Did Not Receive Job Duration Alert

cehottlecehottle Posts: 38
edited March 31, 2011 10:48AM in SQL Monitor Previous Versions
I discovered this morning that there was job on one of my monitored servers that had been running for 4 days. I did not receive an alert regarding this. I have received job duration alerts from other servers in this monitored group. The threshold is set for 60% above baseline for jobs that run for more than 60 seconds.

Comments

  • Has this job been running okay in the past?

    I was just wondering if SQL Monitor would have managed to get enough data from previous runs in order to calculate a baseline.

    Regards
    Chris
    Chris Spencer
    Test Engineer
    Red Gate
  • This server has been monitored by SQL Monitor since November and the job, which coincidently happens to be a t-log backup using SQL Backup, runs every 15 minutes, usually in less than 10 seconds.
  • Did you get an alert after manually ending the job?

    I suspect that the reason an alert was not raised was because job alerts in SQL Monitor 2 are based purely on the job history data from SQL Server. Until we see that the job has ended in the job history then we are unable to calculate how long the job has been running in order to send an alert.

    Regards
    Chris
    Chris Spencer
    Test Engineer
    Red Gate
  • No, I did not get an alert when I killed the process/job. I really thought that this was a duration check independent of completion. SQL Sentry, which I replaced with SQL Response over a year ago has a duration check that is independent of the job completion. I mentioned that during the feature interview that I had for SQL Monitor quite some time ago. A duration check for a job that is running would be very useful to have.
  • I agree that this would be a very useful alert and have raised an enhancement request (ref: SRP-3356).
    Chris Spencer
    Test Engineer
    Red Gate
  • In SQL Response there was an alert labeled "Job did not start". I do not see that alert in SQL Monitor and wonder what happened to it. It seems that it was a good compliment to the "Job duration unusual", especially in cases like the one posted above. We had a similar issue where a job hung and we didn't notice it for over a day. In the past with SQL Response, I thought we would've gotten an alert that a scheduled job didn't start.

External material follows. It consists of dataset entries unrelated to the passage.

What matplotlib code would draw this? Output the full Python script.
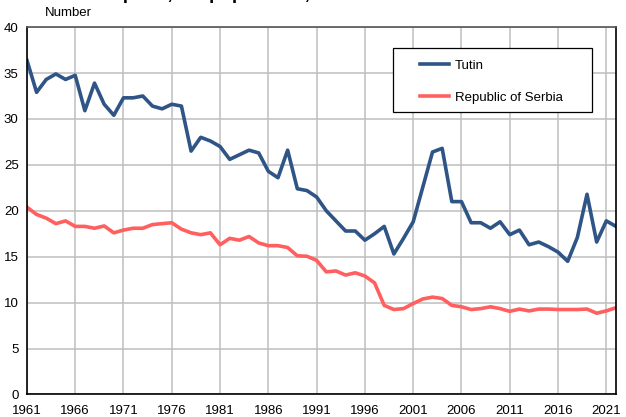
import numpy as np
import matplotlib.pyplot as plt
from matplotlib.patches import Rectangle

plt.rcParams['font.family'] = ['Liberation Sans', 'DejaVu Sans']

# years 1961 - 2022
years = np.arange(1961, 2023)

tutin = [36.4, 32.9, 34.3, 34.9, 34.3, 34.75, 30.9, 33.9, 31.6, 30.4,
         32.3, 32.3, 32.5, 31.4, 31.1, 31.6, 31.4, 26.5, 28.0, 27.6,
         27.0, 25.6, 26.1, 26.6, 26.3, 24.3, 23.6, 26.6, 22.4, 22.2,
         21.5, 20.0, 18.9, 17.8, 17.8, 16.8, 17.5, 18.3, 15.3, 17.0,
         18.8, 22.6, 26.4, 26.8, 21.0, 21.0, 18.7, 18.7, 18.1, 18.8,
         17.4, 17.9, 16.3, 16.6, 16.1, 15.5, 14.5, 17.1, 21.8, 16.6,
         18.9, 18.3]

serbia = [20.4, 19.6, 19.2, 18.6, 18.9, 18.3, 18.3, 18.1, 18.35, 17.6,
          17.9, 18.1, 18.1, 18.5, 18.6, 18.7, 18.0, 17.6, 17.4, 17.6,
          16.3, 17.0, 16.8, 17.2, 16.5, 16.2, 16.2, 16.0, 15.1, 15.05,
          14.6, 13.35, 13.45, 13.0, 13.25, 12.9, 12.15, 9.7, 9.25, 9.35,
          9.9, 10.4, 10.6, 10.45, 9.7, 9.55, 9.25, 9.35, 9.55, 9.35,
          9.05, 9.3, 9.1, 9.3, 9.3, 9.25, 9.25, 9.25, 9.3, 8.85,
          9.1, 9.45]

xticks = np.arange(1961, 2022, 5)
yticks = np.arange(0, 41, 5)

fs = 9.5

fig = plt.figure(figsize=(6.26, 4.17), dpi=100)
ax = fig.add_axes([0.043, 0.054, 0.941, 0.881])

ax.plot(years, tutin, color='#2f5486', lw=2.6, label='Tutin')
ax.plot(years, serbia, color='#ff5f5f', lw=2.6, label='Republic of Serbia')

ax.set_xlim(1961, 2022)
ax.set_ylim(0, 40)
ax.set_xticks(xticks)
ax.set_yticks(yticks)
ax.tick_params(length=0, labelsize=fs)
ax.tick_params(axis='x', pad=7.5)
ax.tick_params(axis='y', pad=6)
ax.grid(True, color='#bfbfbf', lw=1.1)
ax.set_axisbelow(True)

for s in ['left', 'bottom', 'right']:
    ax.spines[s].set_color('black')
    ax.spines[s].set_linewidth(1.2)
ax.spines['top'].set_color('#555555')
ax.spines['top'].set_linewidth(1.2)

# legend box drawn by hand, entries placed inside it
box = Rectangle((0.6214, 0.7687), 0.3379, 0.1742, transform=ax.transAxes,
                facecolor='white', edgecolor='black', lw=0.9, zorder=4)
ax.add_patch(box)
leg = ax.legend(loc='upper left', bbox_to_anchor=(0.667, 0.912), fontsize=fs,
                frameon=False, handlelength=2.2, labelspacing=1.5,
                handletextpad=0.45, borderpad=0, borderaxespad=0)
leg.set_zorder(5)

fig.text(68 / 626, 1 - 13 / 417, 'Number', fontsize=fs, ha='center', va='center')
fig.text(23 / 626, 1 + 1 / 417, 'Live births per 1,000 population, Tutin',
         fontsize=13.5, fontweight='bold', ha='left', va='baseline')

fig.savefig('out.png', dpi=100)
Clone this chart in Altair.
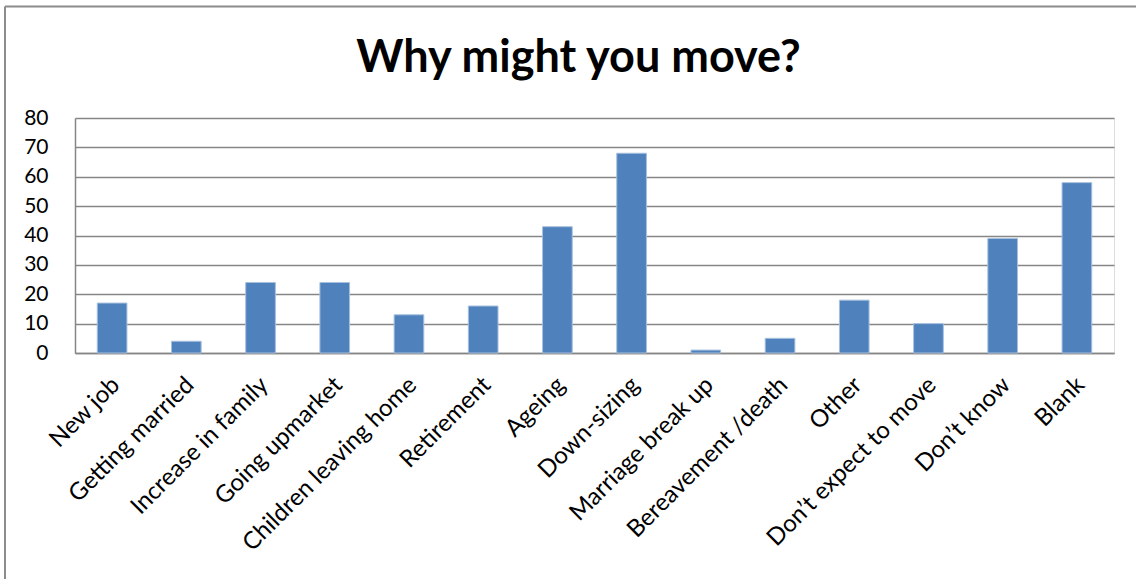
import altair as alt
import pandas as pd

categories = ["New job", "Getting married", "Increase in family", "Going upmarket",
              "Children leaving home", "Retirement", "Ageing", "Down-sizing",
              "Marriage break up", "Bereavement /death", "Other",
              "Don\u2019t expect to move", "Don\u2019t know", "Blank"]
counts = [17, 4, 24, 24, 13, 16, 43, 68, 1, 5, 18, 10, 39, 58]
y_ticks = [0, 10, 20, 30, 40, 50, 60, 70, 80]
title_text = "Why might you move?"

df = pd.DataFrame({"reason": categories, "count": counts})

FONT = "Lato"
W, H = 1039, 235

bars = alt.Chart(df).mark_bar(
    color="#4F81BD", stroke="#A7C0DE", strokeWidth=1
).encode(
    x=alt.X("reason:N", sort=categories,
            scale=alt.Scale(paddingInner=0.6, paddingOuter=0.3),
            axis=alt.Axis(title=None, labelAngle=-45, labelAlign="right",
                          labelBaseline="middle", labelPadding=28, labelOffset=4,
                          labelFont=FONT, labelFontSize=24, labelColor="#000000",
                          ticks=False, domainColor="#868686", domainWidth=1.5,
                          labelOverlap=False, labelLimit=400)),
    y=alt.Y("count:Q", scale=alt.Scale(domain=[0, 80], nice=False),
            axis=alt.Axis(title=None, values=y_ticks, ticks=False, labelPadding=27,
                          labelFont=FONT, labelFontSize=21, labelColor="#000000",
                          domainColor="#868686", domainWidth=1.5,
                          grid=True, gridColor="#868686", gridWidth=1.5))
)

one = alt.Chart(pd.DataFrame({"k": [0]}))
border = one.mark_rule(color="#8C8C8C", strokeWidth=2)
top_line = border.encode(x=alt.value(-70), x2=alt.value(1080), y=alt.value(-111.5))
left_line = border.encode(x=alt.value(-70), y=alt.value(-111.5), y2=alt.value(470))

title = one.mark_text(
    text=title_text, font=FONT, fontSize=45, fontWeight="bold", color="#000000",
    align="center", baseline="alphabetic"
).encode(x=alt.value(503.5), y=alt.value(-46.3))

chart = alt.layer(bars, top_line, left_line, title).properties(
    width=W, height=H,
    autosize=alt.AutoSizeParams(type="none"),
    padding={"left": 75, "top": 118, "right": 22, "bottom": 226},
).configure_view(stroke=None).configure(background="white")

chart.save("out.html", embed_options={"renderer": "svg", "actions": False})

    Or maybe that wouldn't be true if you can only determine that after the previous instance of the job finishes, which in our case didn't happen until we killed it.

    Can you explain why the "did not start" alert is no longer part of the product?
  • Although many people found the "Job did not start" alert useful we had many customers with a large number of false positive alerts.

    After researching into the cause of these issue and talking to Microsoft about the SQL Server Agent scheduler we were not confident that we could predict when jobs would run correctly. Specifically some reoccurring jobs did not appear to run in a deterministically scheduled way.

    We did not feel that the alert meet the minimum functional quality for us to include it in SQL Monitor so we unfortunately had to withdraw it.